И мне вдруг почудилось, что я постиг нечто такое, чего до меня не знала ни одна собака <…>. А постиг я, что собака может запеть прежде, чем сама знает об этом, более того, что мелодия, отделившись от нее, парит в воздухе по собственным законам, будто нет ей дела до породившей ее собаки и обращена она только ко мне, ко мне… <…> но не смог бы сопротивляться мелодии, которую собака уже готова была, кажется, посчитать своей собственной. Она становилась все громче, ее нарастание, кажется, ничем не сдерживалось, и она уже почти разрывала мне перепонки. Самое же скверное заключалось, лишь для меня одного; перед величием его умолк лес, и только я его слышал, только я; да кто же я такой, что смею все еще оставаться здесь, простираясь в своих страданиях и своей крови?[339]
Песня раздается снова из неоткуда, она идет из неоткуда, отделена от того, кто ее поет, лишь post festum охотничья собака вступает, чтобы взять ее на себя, признать ее в качестве своей. И эта песня направлена только на оголодавшего пса, она здесь только для его ушей, это безличный зов, адресованный лично ему одному, как и врата Закона предназначены только человеку из деревни. Она как чистый голос зова, как непреодолимый призыв закона, его неустранимое молчание, но в этот раз тот же зов выступает в своем противоположном измерении, в виде зова спасения.

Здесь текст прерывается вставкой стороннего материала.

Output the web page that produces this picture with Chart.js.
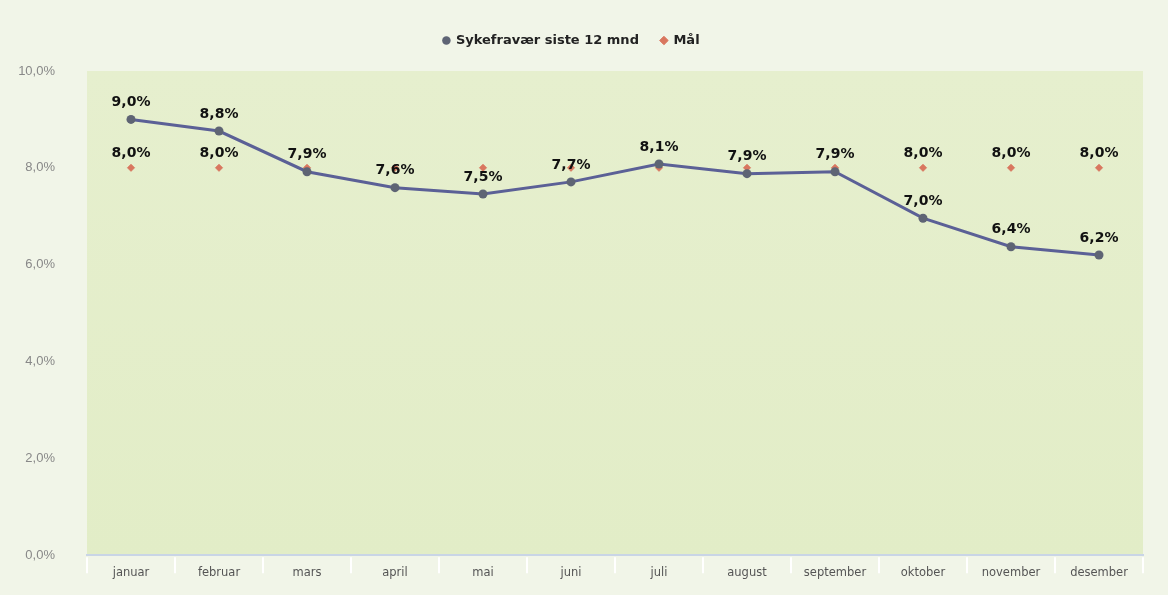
<!DOCTYPE html>
<html>
<head>
<meta charset="utf-8">
<script src="https://cdn.jsdelivr.net/npm/chart.js@4.4.1/dist/chart.umd.min.js"></script>
<style>
  html, body { margin: 0; padding: 0; background: #f1f5e8; }
  #wrap { width: 1168px; height: 595px; }
</style>
</head>
<body>
<div id="wrap"><canvas id="chart" width="1168" height="595"></canvas></div>
<script>
const maaneder = ['januar', 'februar', 'mars', 'april', 'mai', 'juni', 'juli', 'august', 'september', 'oktober', 'november', 'desember'];
const sykefravaer = [9.0, 8.76, 7.92, 7.59, 7.46, 7.71, 8.08, 7.88, 7.92, 6.96, 6.37, 6.2];
const maal = [8.0, 8.0, 8.0, 8.0, 8.0, 8.0, 8.0, 8.0, 8.0, 8.0, 8.0, 8.0];
const yTicks = [0, 2, 4, 6, 8, 10];

function pct(v) {
  return v.toFixed(1).replace('.', ',') + '%';
}

// bakgrunn i plottområdet
const plotBg = {
  id: 'plotBg',
  beforeDraw(chart) {
    const { ctx, chartArea: a } = chart;
    ctx.save();
    const g = ctx.createLinearGradient(0, a.top, 0, a.bottom);
    g.addColorStop(0, '#e6efce');
    g.addColorStop(1, '#e2edc7');
    ctx.fillStyle = g;
    ctx.fillRect(a.left, a.top, a.right - a.left, a.bottom - a.top);
    ctx.restore();
  }
};

// skillelinjer mellom månedene under aksen
const skillelinjer = {
  id: 'skillelinjer',
  afterDraw(chart) {
    const { ctx, chartArea: a } = chart;
    const x = chart.scales.x;
    const n = maaneder.length;
    const steg = x.getPixelForTick(1) - x.getPixelForTick(0);
    ctx.save();
    ctx.strokeStyle = '#ffffff';
    ctx.lineWidth = 2;
    for (let i = 0; i <= n; i++) {
      const px = i < n ? x.getPixelForTick(i) - steg / 2 : x.getPixelForTick(n - 1) + steg / 2;
      ctx.beginPath();
      ctx.moveTo(px, a.bottom + 2);
      ctx.lineTo(px, a.bottom + 18);
      ctx.stroke();
    }
    ctx.restore();
  }
};

// ekstra luft under legenden
const legendLuft = {
  id: 'legendLuft',
  beforeInit(chart) {
    const fit = chart.legend.fit;
    chart.legend.fit = function () {
      fit.bind(chart.legend)();
      this.height += 14;
    };
  }
};

// verdietiketter over punktene
const verdiEtiketter = {
  id: 'verdiEtiketter',
  afterDatasetsDraw(chart) {
    const { ctx } = chart;
    ctx.save();
    ctx.font = 'bold 14px "DejaVu Sans"';
    ctx.fillStyle = '#111';
    ctx.textAlign = 'center';
    ctx.textBaseline = 'bottom';
    chart.getDatasetMeta(0).data.forEach((pt, i) => {
      ctx.fillText(pct(sykefravaer[i]), pt.x, pt.y - 10);
    });
    chart.getDatasetMeta(1).data.forEach((pt, i) => {
      if (Math.abs(sykefravaer[i] - maal[i]) < 0.6) return;
      ctx.fillText(pct(maal[i]), pt.x, pt.y - 7);
    });
    ctx.restore();
  }
};

new Chart(document.getElementById('chart'), {
  type: 'line',
  data: {
    labels: maaneder,
    datasets: [
      {
        label: 'Sykefravær siste 12 mnd',
        data: sykefravaer,
        borderColor: '#5b6096',
        backgroundColor: '#5e6474',
        borderWidth: 3,
        pointRadius: 4.5,
        pointBorderWidth: 0,
        pointStyle: 'circle',
        tension: 0
      },
      {
        label: 'Mål',
        data: maal,
        showLine: false,
        borderColor: '#d9765e',
        backgroundColor: '#d9765e',
        pointStyle: 'rectRot',
        pointRadius: 3.5,
        pointBorderWidth: 1
      }
    ]
  },
  options: {
    responsive: false,
    animation: false,
    layout: { padding: { left: 0, right: 25, top: 12, bottom: -5 } },
    plugins: {
      legend: {
        position: 'top',
        labels: {
          usePointStyle: true,
          boxWidth: 6,
          boxHeight: 6,
          padding: 22,
          color: '#222',
          font: { family: '"DejaVu Sans"', size: 13, weight: 'bold' }
        }
      },
      tooltip: { enabled: false }
    },
    scales: {
      x: {
        type: 'category',
        offset: true,
        grid: { display: false, drawTicks: false },
        border: { display: true, color: '#c9d5e6', width: 2 },
        afterFit: scale => { scale.height = 36; },
        ticks: {
          color: '#555',
          padding: 11,
          font: { family: '"DejaVu Sans"', size: 11.5 }
        }
      },
      y: {
        type: 'linear',
        min: 0,
        max: 10,
        afterBuildTicks: axis => {
          axis.ticks = yTicks.map(v => ({ value: v }));
        },
        afterFit: scale => { scale.width = 87; },
        grid: { display: false, drawTicks: false },
        border: { display: false },
        ticks: {
          color: '#888',
          padding: 32,
          font: { family: '"Liberation Sans"', size: 13 },
          callback: v => pct(v)
        }
      }
    }
  },
  plugins: [plotBg, skillelinjer, legendLuft, verdiEtiketter]
});
</script>
</body>
</html>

И этот голос из неоткуда вводит второй разрыв, пес неожиданно выздоравливает на пороге смерти, голос находит его и вселяет в него новую жизнь, он, который не мог двинуться с места, может теперь прыгать, он воскрес, родился заново. И продолжает свои исследования с удвоенной силой, он распространяет свой научный интерес на область музыкальной жизни собак. «Наука о музыке, быть может, еще обширнее, чем наука о пище»[340]
, новая наука, которую он пытается установить, охватывает оба его занятия, источник пищи и источник голоса, она объединяет их в одном усилии. Голос, музыка как чистая трансцендентность и пища как чистая имманентность материального мира: но они разделяют общую почву, общий источник, их корни уходят в одно и то же зерно. Наука о музыке пользуется большим уважением, нежели наука о пище, она достигает возвышенного, но это как раз то, что мешает ей проникнуть «в самую толщу народа», «она считается особенно трудной. И по благородству своему толпе недоступна»[341]. Она была ошибочно утверждена как отдельная наука, ее власть была бессильной, так как она была отнесена к отдельной области. В этом заключалась несчастная судьба Жозефины, ее пение было отделено от пищи, искусство противопоставлялось выживанию, возвышенное было ее мышеловкой, так же как погруженность в пищу была несчастной судьбой всех остальных. Точно так же как наука о пище должна была действовать через отказ от пищи, музыковедение ссылается на молчание, «verschwiegenes Hundewesen», молчаливую собачью сущность, которая после опыта с песней может быть раскрыта в каждой собаке в качестве ее настоящей природы. Если, чтобы проникнуть в эту сущность, «саму собачью природу», путь через пищу был, казалось, самой простой альтернативой, все, однако, возвращалось к одному и тому же – важными оказывались точки пересечения. «Как бы там ни было, но уже и в ту пору мое настороженное внимание привлек к себе стык двух наук – учение о взыскующем пищи песнопении»[342]. «Es ist die Lehre von dem die Nahrung herabrufenden Gesang»[343]. Песнопение может взыскивать, herabrufen, пищу: источник пищи по ошибке искался в земле, тогда как его поиски должны были быть направлены в противоположном направлении. Голос – искомый источник пищи. Здесь происходит наложение, стык между питанием и голосом. Мы можем еще раз проиллюстрировать его при помощи пересечения двух кругов, круга пищи и круга голоса и музыки. Что мы найдем в точке их пересечения? В чем заключается загадочное пересечение? Вот где самое лучшее определение того, что Лакан называл объектом а. Это общий источник питания и музыки.